Tinkler has another stab at Qld coal

NATHAN Tinkler has made another attempt to insert himself into the Australian coal scene by heading Australian Pacific Coal in a $13.2 million deal with the Queensland coal exploration company.
Tinkler has another stab at Qld coal Tinkler has another stab at Qld coal Tinkler has another stab at Qld coal Tinkler has another stab at Qld coal Tinkler has another stab at Qld coal

Nathan Tinkler

Lou Caruana

The move comes as the embattled former coal baron is being pursued by creditors and after his Bentley company and joint venture vehicle Trepang were knocked back by the Australian Securities Exchange in their efforts to convert Western Australian oil and gas junior Orca Energy into a $20 million cash box company.

An earlier attempt by Tinkler to buy Peabody Energy’s Wilkie Creek coal mine in Queensland was also stymied by funding issues.

“Australian Pacific Coal has a number of exciting projects adjacent to existing large-scale operations,” Tinkler said of the Auspac deal, under which Bentley and Trepang would each take a 42.5% stake in the company by buying $6.6 million of new shares at 0.4c each through a placement.

“We intend to expedite the progression of these projects following completion of the proposed transaction. Our aim is to create significant value for all shareholders, as these projects move forward from exploration to potentially production in the coming years.”

Auspac’s former exploration partner Rio Tinto chose not to exercise an option to buy its Hillalong coal project in Queensland.

As a consequence Rio Tinto was obliged to return all of its interests in EPCs 1773, 1867 and 1645, including exploration data, to Area Coal, a 100% owned subsidiary of Auspac.

Auspac said that it would also undertake a non-renounceable entitlements issue to raise up to $1.42 million before costs.
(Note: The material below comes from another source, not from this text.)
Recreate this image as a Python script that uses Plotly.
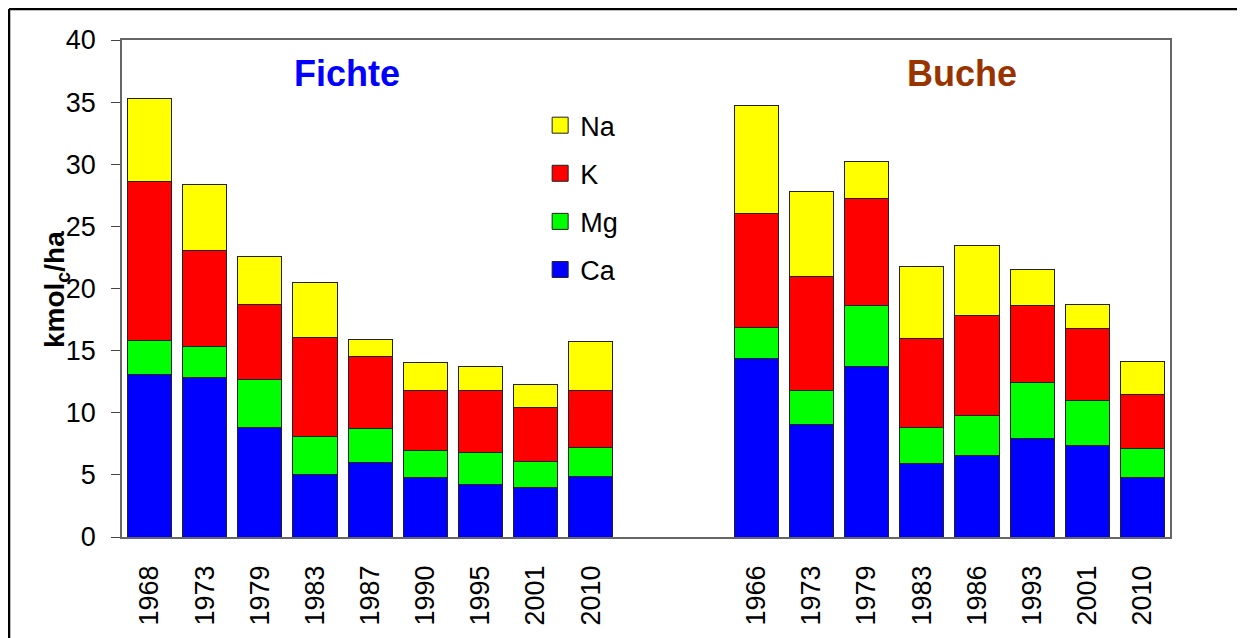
import plotly.graph_objects as go

# Bestandesvorräte austauschbarer Kationen (kmol_c/ha)
fichte_years = ['1968', '1973', '1979', '1983', '1987', '1990', '1995', '2001', '2010']
buche_years = ['1966', '1973', '1979', '1983', '1986', '1993', '2001', '2010']

fichte_ca = [13.1, 12.85, 8.85, 5.0, 6.0, 4.8, 4.2, 4.0, 4.9]
fichte_mg = [2.75, 2.5, 3.85, 3.1, 2.75, 2.2, 2.6, 2.1, 2.3]
fichte_k = [12.75, 7.7, 6.0, 7.95, 5.8, 4.8, 5.0, 4.35, 4.6]
fichte_na = [6.7, 5.3, 3.9, 4.4, 1.35, 2.25, 1.9, 1.8, 3.95]

buche_ca = [14.35, 9.05, 13.7, 5.9, 6.6, 7.95, 7.35, 4.8]
buche_mg = [2.5, 2.75, 4.9, 2.95, 3.15, 4.45, 3.65, 2.3]
buche_k = [9.2, 9.15, 8.65, 7.15, 8.05, 6.2, 5.8, 4.4]
buche_na = [8.7, 6.85, 3.0, 5.8, 5.7, 2.95, 1.95, 2.65]

# Positionen: 9 Fichte-Jahre, zwei leere Plätze, 8 Buche-Jahre
x_fichte = list(range(len(fichte_years)))
x_buche = [len(fichte_years) + 2 + i for i in range(len(buche_years))]
x_all = x_fichte + x_buche
labels_all = fichte_years + buche_years

series = [
    ('Ca', fichte_ca + buche_ca, '#0000FF'),
    ('Mg', fichte_mg + buche_mg, '#00FF00'),
    ('K', fichte_k + buche_k, '#FF0000'),
    ('Na', fichte_na + buche_na, '#FFFF00'),
]

font = 'Arial, Liberation Sans, sans-serif'

fig = go.Figure()
for name, vals, col in series:
    fig.add_trace(go.Bar(x=x_all, y=vals, name=name, marker_color=col,
                         marker_line=dict(color='#222222', width=1),
                         showlegend=False))

# Legende mit größeren Quadraten (Na oben)
for i, (name, vals, col) in enumerate(reversed(series)):
    fig.add_trace(go.Scatter(x=[None], y=[None], mode='markers', name=name,
                             legendgroup=name, legendrank=i,
                             marker=dict(symbol='square', size=20, color=col,
                                         line=dict(color='#222222', width=1))))

# die Seite hat 8px Rand, deshalb etwas kleiner und verschoben
fig.update_layout(
    width=1237, height=630,
    barmode='stack', bargap=0.2,
    margin=dict(l=114, r=75, t=32, b=101),
    paper_bgcolor='white', plot_bgcolor='white',
    font=dict(family=font, color='black', size=26),
    legend=dict(x=0.399, y=0.877, xanchor='left', yanchor='top',
                traceorder='grouped', tracegroupgap=10,
                font=dict(size=27), bgcolor='rgba(0,0,0,0)',
                itemwidth=30),
    xaxis=dict(range=[-0.5, len(x_all) + 1.5], tickmode='array',
               tickvals=x_all, ticktext=labels_all, tickangle=-90,
               showline=True, linecolor='#666666', linewidth=1.5, mirror=True,
               ticks='', ticklabelstandoff=16, showgrid=False, zeroline=False,
               tickfont=dict(size=27)),
    yaxis=dict(range=[0, 40], dtick=5, ticks='outside', ticklen=9,
               tickcolor='#444444', showline=True, linecolor='#666666',
               linewidth=1.5, mirror=True, showgrid=False, zeroline=False,
               ticklabelstandoff=10, tickfont=dict(size=27)),
    showlegend=True,
)

fig.add_annotation(x=-0.062, y=0.497, xref='paper', yref='paper',
                   text='<b>kmol<sub>c</sub>/ha</b>', textangle=-90,
                   showarrow=False, xanchor='center', yanchor='middle',
                   font=dict(size=28))
fig.add_annotation(x=0.2147, y=0.933, xref='paper', yref='paper',
                   text='<b>Fichte</b>', showarrow=False,
                   xanchor='center', yanchor='middle',
                   font=dict(size=36, color='#0000FF'))
fig.add_annotation(x=0.8015, y=0.933, xref='paper', yref='paper',
                   text='<b>Buche</b>', showarrow=False,
                   xanchor='center', yanchor='middle',
                   font=dict(size=36, color='#993300'))

# äußerer Rahmen (oben und links)
fig.add_shape(type='line', xref='paper', yref='paper',
              x0=-0.1078, x1=1.08, y0=1.0624, y1=1.0624,
              line=dict(color='black', width=2.5))
fig.add_shape(type='line', xref='paper', yref='paper',
              x0=-0.1078, x1=-0.1078, y0=1.0624, y1=-0.25,
              line=dict(color='black', width=2.5))

fig.write_html('out.html')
“The funds raised from the placement and entitlements issue will place the company in a strong financial position to progress and expedite the exploration programs planned for the company’s existing suite of coal assets in Queensland,” it said.

“The company’s first priority post the completion of the placement and entitlements issue is to investigate the potential for a standalone open cut metallurgical mine at the Hillalong project area formerly subject to an option agreement with Rio Tinto.

“Hillalong is located adjacent to Rio Tinto’s Hail Creek mine, one of Queensland’s premier coking coal mines, located approximately 120 km southwest of Mackay and 35km northwest of Nebo.”